Foca-VLA: Unleashing Hybrid Force-Position Control with Force Awareness for Contact-Rich Manipulation
Abstract
Embodied intelligence for contact-rich manipulation has predominantly relied on position control, while explicit awareness and regulation of interaction forces remain under-explored, limiting stability, precision, and robustness in real-world tasks. We propose Foca-VLA, an end-to-end vision-language-action framework that equips robots with hybrid force-position control and explicit force awareness.

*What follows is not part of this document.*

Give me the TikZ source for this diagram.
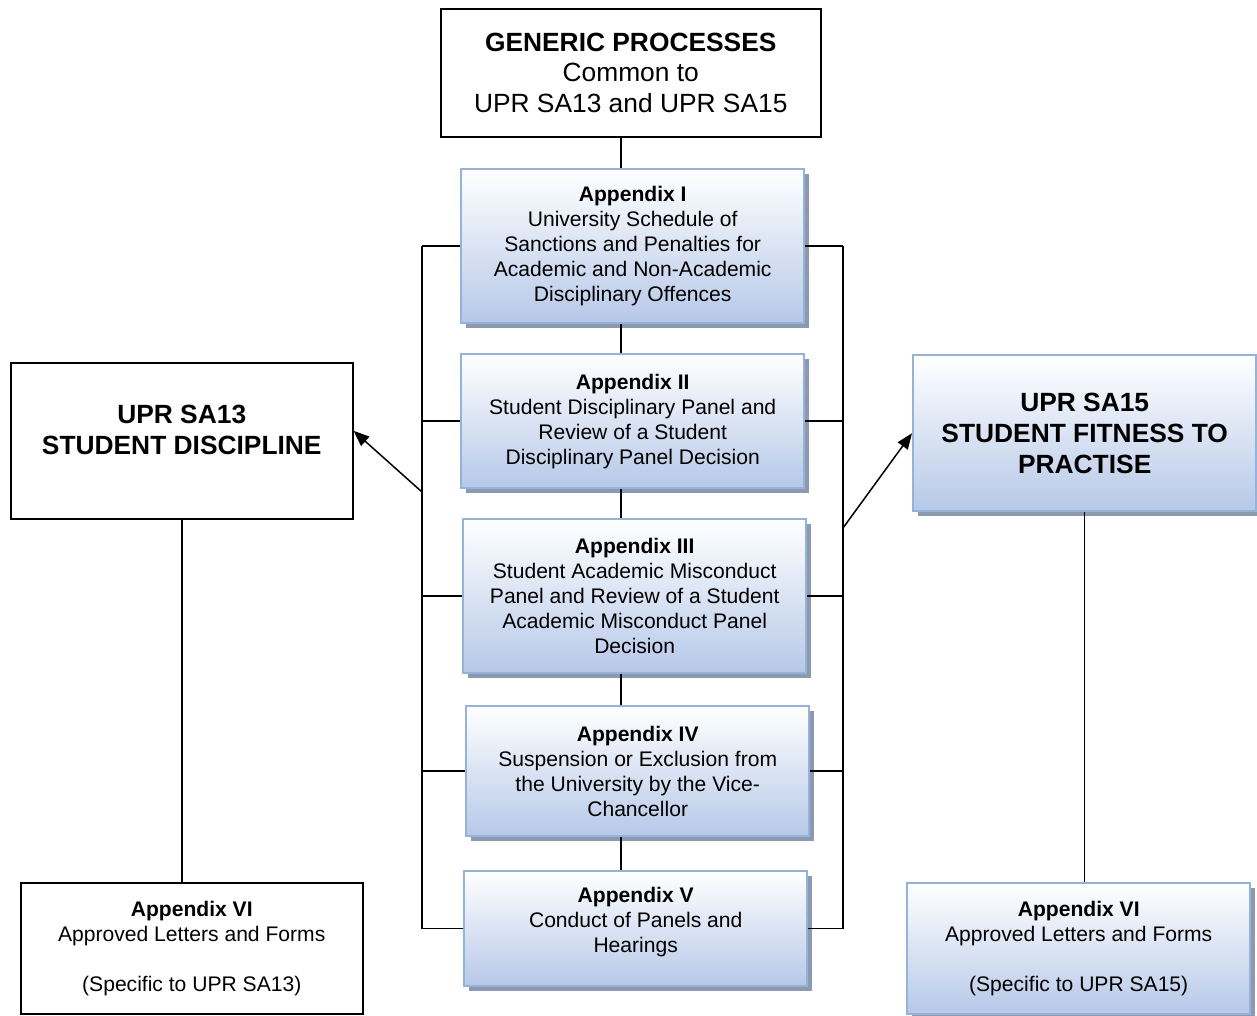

Foca-VLA introduces force-based prompts into the VLM expert to construct force-aware task concepts across stages, and employs a cross-scale routing Mixture-of-Experts (MoE) with impedance control in the action expert to adaptively fuse these concepts with real-time interaction forces for closed-loop hybrid force--position regulation. To support learning and evaluation, we construct Foca-Dataset, containing 1,000 trajectories over 5 contact-rich tasks, including wiping, pressing, and assembling, with multi-view images, task prompts, proprioceptive state, and force signals. Extensive experiments show that Foca-VLA substantially improves success rates and reliability in contact-rich manipulation, outperforming Pi0 and Pi0.5 by 48.0% and 35.0%, respectively, across the 5 tasks, and mitigating common failure modes such as arm overload and unstable contact, thereby advancing force-aware physical intelligence in VLAs.